■ EXERCISE TASK ■
Starting at the first line of the data, print each line verbatim up to and including the line bearing "(0,0) rectangle (1001,646);", omitting pictures.

start

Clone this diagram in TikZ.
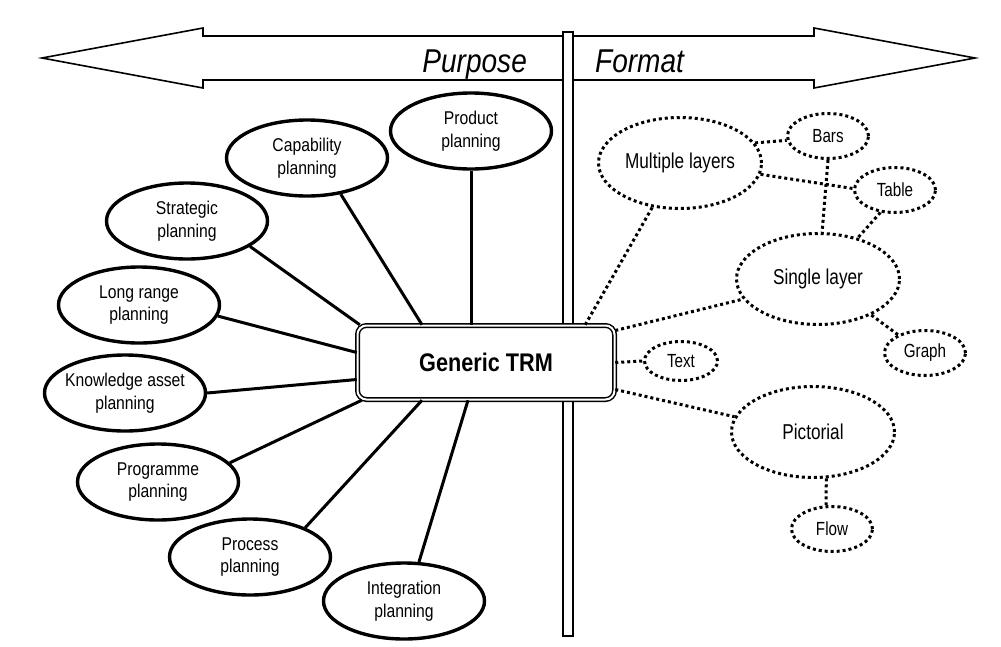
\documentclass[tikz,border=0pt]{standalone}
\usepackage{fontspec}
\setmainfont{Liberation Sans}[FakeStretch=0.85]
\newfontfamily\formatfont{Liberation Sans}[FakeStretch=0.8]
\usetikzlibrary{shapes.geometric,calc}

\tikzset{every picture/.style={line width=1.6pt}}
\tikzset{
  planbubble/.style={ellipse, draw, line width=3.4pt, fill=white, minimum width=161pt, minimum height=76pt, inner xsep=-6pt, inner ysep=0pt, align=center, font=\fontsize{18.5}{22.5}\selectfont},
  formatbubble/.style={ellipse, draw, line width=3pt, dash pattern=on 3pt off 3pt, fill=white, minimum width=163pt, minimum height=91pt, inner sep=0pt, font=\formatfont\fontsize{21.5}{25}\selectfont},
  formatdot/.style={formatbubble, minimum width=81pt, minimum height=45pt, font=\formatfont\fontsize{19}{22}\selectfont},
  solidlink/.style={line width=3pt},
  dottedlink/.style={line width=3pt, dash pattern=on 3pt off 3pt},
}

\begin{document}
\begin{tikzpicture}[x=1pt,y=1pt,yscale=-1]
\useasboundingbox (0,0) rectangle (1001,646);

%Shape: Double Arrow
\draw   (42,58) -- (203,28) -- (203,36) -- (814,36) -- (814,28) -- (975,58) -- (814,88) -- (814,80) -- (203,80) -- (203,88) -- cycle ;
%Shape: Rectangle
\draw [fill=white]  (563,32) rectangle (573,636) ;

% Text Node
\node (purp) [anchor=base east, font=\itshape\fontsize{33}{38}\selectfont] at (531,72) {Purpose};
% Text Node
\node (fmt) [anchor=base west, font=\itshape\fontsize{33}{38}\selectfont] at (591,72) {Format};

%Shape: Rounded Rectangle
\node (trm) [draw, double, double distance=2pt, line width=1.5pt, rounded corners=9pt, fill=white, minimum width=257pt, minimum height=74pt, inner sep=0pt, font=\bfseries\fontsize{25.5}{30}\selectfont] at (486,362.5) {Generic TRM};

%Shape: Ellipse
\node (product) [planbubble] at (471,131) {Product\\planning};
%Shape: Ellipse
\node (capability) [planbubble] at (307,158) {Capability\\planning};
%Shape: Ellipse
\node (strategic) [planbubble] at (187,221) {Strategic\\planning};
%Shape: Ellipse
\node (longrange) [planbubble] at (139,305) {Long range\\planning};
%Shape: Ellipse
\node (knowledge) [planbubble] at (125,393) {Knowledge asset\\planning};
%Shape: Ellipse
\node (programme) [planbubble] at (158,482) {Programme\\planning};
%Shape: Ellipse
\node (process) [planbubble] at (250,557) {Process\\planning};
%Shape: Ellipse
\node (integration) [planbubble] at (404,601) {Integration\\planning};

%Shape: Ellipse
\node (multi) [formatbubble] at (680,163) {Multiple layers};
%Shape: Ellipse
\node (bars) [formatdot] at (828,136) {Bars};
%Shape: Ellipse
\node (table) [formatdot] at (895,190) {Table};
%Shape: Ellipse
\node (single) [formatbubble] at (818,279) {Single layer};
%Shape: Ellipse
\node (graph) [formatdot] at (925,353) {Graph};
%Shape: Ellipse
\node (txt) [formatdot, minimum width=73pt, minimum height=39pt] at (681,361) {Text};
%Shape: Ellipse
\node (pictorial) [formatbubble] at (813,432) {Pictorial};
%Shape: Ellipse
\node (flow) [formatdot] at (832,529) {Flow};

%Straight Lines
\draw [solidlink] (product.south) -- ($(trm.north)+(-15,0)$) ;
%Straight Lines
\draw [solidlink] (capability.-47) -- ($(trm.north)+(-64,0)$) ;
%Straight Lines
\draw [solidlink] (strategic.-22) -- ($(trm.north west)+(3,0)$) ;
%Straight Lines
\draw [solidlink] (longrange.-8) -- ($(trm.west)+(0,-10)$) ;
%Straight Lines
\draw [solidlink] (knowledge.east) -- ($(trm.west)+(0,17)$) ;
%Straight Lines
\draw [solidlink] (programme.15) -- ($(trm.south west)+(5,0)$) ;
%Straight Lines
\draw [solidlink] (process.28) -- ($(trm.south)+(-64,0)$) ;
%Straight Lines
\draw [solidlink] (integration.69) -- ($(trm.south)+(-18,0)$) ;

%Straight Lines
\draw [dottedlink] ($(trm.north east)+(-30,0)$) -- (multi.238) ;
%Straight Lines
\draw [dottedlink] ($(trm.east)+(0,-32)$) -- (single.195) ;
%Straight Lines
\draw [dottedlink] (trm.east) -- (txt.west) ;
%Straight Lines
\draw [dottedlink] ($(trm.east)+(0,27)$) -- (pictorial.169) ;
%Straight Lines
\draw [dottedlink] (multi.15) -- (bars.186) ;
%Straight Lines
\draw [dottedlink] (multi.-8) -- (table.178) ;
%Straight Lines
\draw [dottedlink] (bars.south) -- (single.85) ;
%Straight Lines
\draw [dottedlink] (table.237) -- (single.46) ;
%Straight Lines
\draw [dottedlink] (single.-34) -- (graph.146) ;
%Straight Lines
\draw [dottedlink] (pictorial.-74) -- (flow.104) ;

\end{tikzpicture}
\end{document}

end

■ EXERCISE RESULT ■
Clone this diagram in TikZ.
\documentclass[tikz,border=0pt]{standalone}
\usepackage{fontspec}
\setmainfont{Liberation Sans}[FakeStretch=0.85]
\newfontfamily\formatfont{Liberation Sans}[FakeStretch=0.8]
\usetikzlibrary{shapes.geometric,calc}

\tikzset{every picture/.style={line width=1.6pt}}
\tikzset{
  planbubble/.style={ellipse, draw, line width=3.4pt, fill=white, minimum width=161pt, minimum height=76pt, inner xsep=-6pt, inner ysep=0pt, align=center, font=\fontsize{18.5}{22.5}\selectfont},
  formatbubble/.style={ellipse, draw, line width=3pt, dash pattern=on 3pt off 3pt, fill=white, minimum width=163pt, minimum height=91pt, inner sep=0pt, font=\formatfont\fontsize{21.5}{25}\selectfont},
  formatdot/.style={formatbubble, minimum width=81pt, minimum height=45pt, font=\formatfont\fontsize{19}{22}\selectfont},
  solidlink/.style={line width=3pt},
  dottedlink/.style={line width=3pt, dash pattern=on 3pt off 3pt},
}

\begin{document}
\begin{tikzpicture}[x=1pt,y=1pt,yscale=-1]
\useasboundingbox (0,0) rectangle (1001,646);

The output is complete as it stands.